DP’s father, whom we called ‘Pitaji’, was very fond of me all his life. In March 2004, when he was about 80, he became critically sick. I was then on a visit to North Bengal University at Siliguri delivering a course of lectures, and was keeping contact on phone. DP informed me just before I was to board my return flight from Kolkata to Mumbai, that Pitaji had expired, asking me to stay composed since I was crying uncontrollably, as other passengers watched.
DP feels dejected, at times, at his decision to have left employment to join family business, which doesn’t require an M.A. degree in Economics, that he has. At such moments, he keeps comparing himself with me and thinking that he also had all the potential to excel in an academic job. In the initial stages of his shifting to business, he often used to describe his job as a grass-cutter (Ghaai in Punjabi), offering no big challenge or excitement.
But his ideas to compete with me were always in the positive sense, never negative. If he wanted to be negative, then he had umpteen opportunities to block my progress, which he didn’t. He was appreciative of me and never envious of me. It was DP who woke me up at 4 am on the day the results of our Higher Secondary final-year Board exams were published in 1962, to declare to me that I had scored a Merit List position with high marks, which he read in the early morning newspaper. It was DP again, who gladly travelled about 100 km to Kurukshetra to hand over to me the Letter of my selection to join the Training School of BARC, received at my address at Khanna, since I was then at my Hostel as a student of M.Sc. at Kurukshetra University. Thus, he rejoices not only in his own successes, but also mine.
DP was so glad when I named my grandson ‘Om’ after the name of Pitaji, his father. He also felt elated to see that I had dedicated my two poetry books published, respectively in 2004 and 2014, to Pitaji.

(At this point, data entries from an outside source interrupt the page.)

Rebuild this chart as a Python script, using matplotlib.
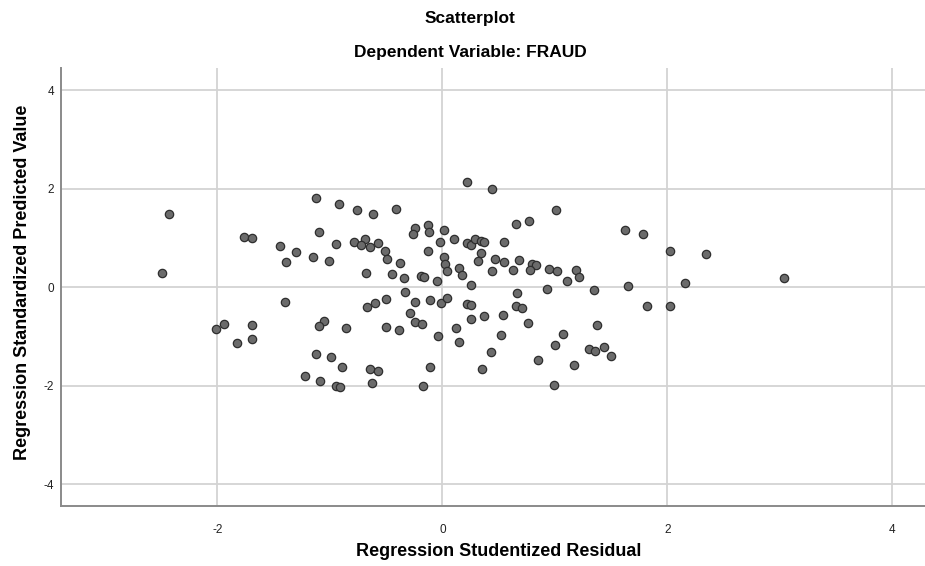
import matplotlib.pyplot as plt

# Regression Studentized Residual (x) vs Regression Standardized Predicted Value (y)
residual = [
    -2.43, -2.49, -1.76, -1.69, -1.44, -1.30, -1.39, -1.40, -1.94, -2.01,
    -1.69, -1.69, -1.83,
    -1.12, -0.92, -0.76, -0.62, -0.41, -1.10, -0.95, -0.79, -0.69, -0.72,
    -0.64, -0.57, -0.51, -0.49, -0.38, -1.15, -1.01, -0.68, -0.45, -0.34,
    -0.24, -0.26, -0.13, -0.12, 0.01, -0.02, -0.13, 0.01, 0.02, 0.04,
    -0.19, -0.16, -0.05, -0.33, -0.50, -0.60, -0.67, -0.24, -0.11, -0.01,
    0.04, -0.29, -0.24, -0.18, -1.05, -1.10, -0.86, -0.50, -0.39, -0.04,
    -1.12, -0.99, -0.89, -0.64, -0.57, -0.11, -1.22, -1.09, -0.95, -0.91,
    -0.63, -0.17,
    0.22, 0.44, 1.01, 0.65, 0.77, 0.10, 0.22, 0.25, 0.29, 0.34, 0.37, 0.55,
    0.34, 0.32, 0.47, 0.55, 0.68, 0.80, 0.83, 0.63, 0.78, 0.95, 1.02, 1.19,
    1.21, 1.11, 0.15, 0.17, 0.44, 0.25, 0.93, 1.35, 0.66, 0.22, 0.25, 0.65,
    0.71, 0.54, 0.37, 0.25, 0.76, 1.37, 0.12, 1.07, 0.52, 0.15, 1.00, 1.30,
    1.36, 0.43, 0.85, 1.17, 0.35, 0.99,
    1.62, 1.78, 2.02, 2.34, 3.04, 2.16, 1.65, 1.82, 2.02, 1.44, 1.50,
]
predicted = [
    1.48, 0.30, 1.03, 1.00, 0.83, 0.71, 0.51, -0.30, -0.74, -0.84,
    -0.77, -1.06, -1.14,
    1.82, 1.69, 1.57, 1.48, 1.60, 1.13, 0.88, 0.92, 0.98, 0.85,
    0.81, 0.90, 0.73, 0.58, 0.49, 0.62, 0.54, 0.30, 0.27, 0.19,
    1.21, 1.09, 1.27, 1.13, 1.17, 0.92, 0.73, 0.62, 0.48, 0.33,
    0.22, 0.20, 0.12, -0.09, -0.24, -0.32, -0.40, -0.29, -0.25, -0.32,
    -0.22, -0.53, -0.71, -0.74, -0.69, -0.78, -0.82, -0.80, -0.87, -0.99,
    -1.35, -1.41, -1.62, -1.67, -1.71, -1.62, -1.80, -1.90, -2.00, -2.03,
    -1.94, -2.00,
    2.14, 1.99, 1.58, 1.28, 1.34, 0.98, 0.90, 0.86, 0.98, 0.95, 0.93, 0.93,
    0.69, 0.54, 0.57, 0.52, 0.56, 0.48, 0.46, 0.35, 0.35, 0.37, 0.33, 0.35,
    0.21, 0.12, 0.40, 0.24, 0.33, 0.04, -0.03, -0.05, -0.11, -0.34, -0.37, -0.38,
    -0.43, -0.57, -0.59, -0.65, -0.73, -0.76, -0.83, -0.94, -0.98, -1.12, -1.18, -1.25,
    -1.29, -1.32, -1.48, -1.58, -1.67, -1.99,
    1.17, 1.09, 0.73, 0.68, 0.18, 0.09, 0.03, -0.39, -0.39, -1.21, -1.39,
]
xticks = [-2, 0, 2, 4]
yticks = [-4, -2, 0, 2, 4]

plt.rcParams["font.family"] = ["Liberation Sans", "DejaVu Sans"]
plt.rcParams["axes.unicode_minus"] = False

fig = plt.figure(figsize=(9.25, 5.66), dpi=100)
ax = fig.add_axes([0.066, 0.1065, 0.934, 0.7728])

ax.scatter(residual, predicted, s=36, facecolor="#6b6b6b",
           edgecolor="#2e2e2e", linewidth=0.9, zorder=3)

ax.set_xticks(xticks)
ax.set_yticks(yticks)
ax.set_xlim(-3.39, 4.29)
ax.set_ylim(-4.44, 4.45)
ax.grid(True, color="#d3d3d3", linewidth=1.3, zorder=0)
ax.set_axisbelow(True)
ax.tick_params(length=0, labelsize=8.5, colors="#222222")
ax.tick_params(axis="x", pad=13)
ax.tick_params(axis="y", pad=5)

for side in ["top", "right"]:
    ax.spines[side].set_visible(False)
for side in ["left", "bottom"]:
    ax.spines[side].set_color("#8a8a8a")
    ax.spines[side].set_linewidth(1.4)

fig.text(0.539, 0.026, "Regression Studentized Residual", ha="center",
         va="center", fontsize=13, fontweight="bold")
fig.text(0.024, 0.502, "Regression Standardized Predicted Value",
         ha="center", va="center", rotation=90, fontsize=13,
         fontweight="bold")

fig.text(0.508, 0.968, "Scatterplot", ha="center", va="center",
         fontsize=12.5, fontweight="bold")
fig.text(0.508, 0.908, "Dependent Variable: FRAUD", ha="center",
         va="center", fontsize=12.5, fontweight="bold")

plt.savefig("out.png", dpi=100)
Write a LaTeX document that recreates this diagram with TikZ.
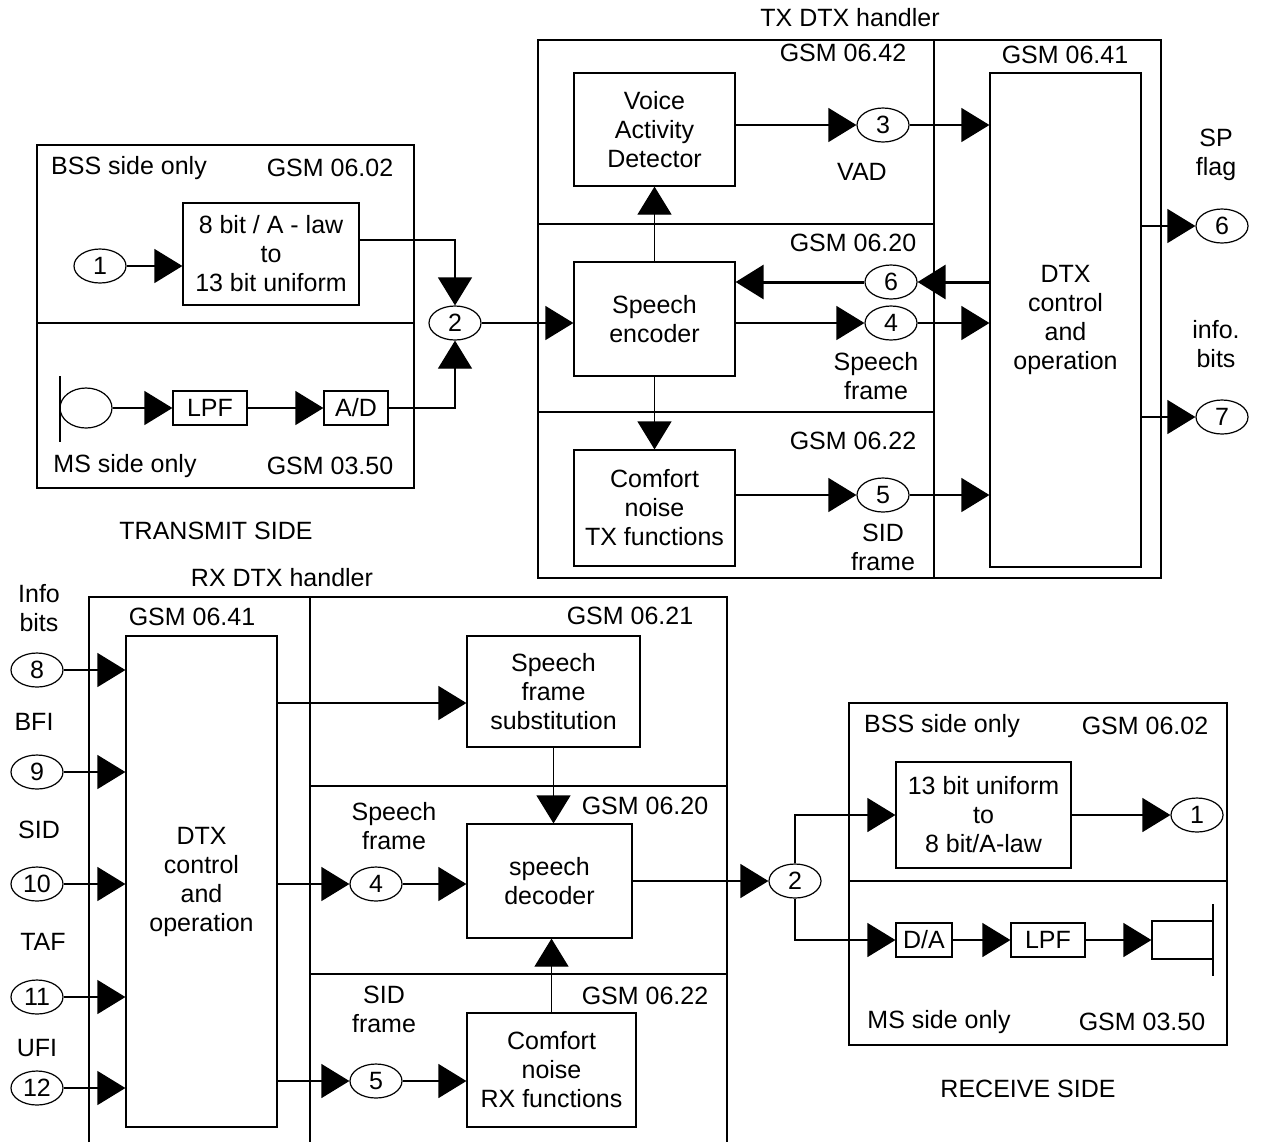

In matters where he thinks I may have a better opinion, DP co-operates, willfully. Biji, my mother, was diagnosed all of a sudden with advanced stage of cancer of the gall bladder, in 1996, which had metastasized to both her lungs. DP and I took her to Oswal Cancer Hospital in Ludhiana, where doctors confirmed the diagnosis and that she wouldn’t live beyond 3–4 months. I asked Biji if she was ready to come with me to get treatment at Tata Memorial Hospital in Mumbai and she agreed. However, everyone in the family, including DP, agreed with me that her condition being beyond cure, Biji should spend her last few months with our large joint family at Khanna itself, where she had lived all her life. I left behind my wife for care-giving. At no time, I was given the impression that I left for my job in Mumbai, leaving my mother in terminal condition to live with them.
During Covid times, I have started giving webinars on popular science topics. The last one was on Living Matter. DP attends all of them, and is thrilled that his knowledge of Chemistry and Biology acquired during his pre-Medical days is still adequate to enjoy what I talk about. He gives wide publicity to my webinars, and of late, to a book of mine being released by a British publisher, soon. He loves to go gaga over anything that I do. In the picture shown above, DP is wearing a woollen suit that I used to wear earlier. He has no qualms about admitting this. Is it devotion, or a deep sense of friendship, or plain kindness? The answer is that DP has some piety and selfless devotion to our shared togetherness, and to the family values.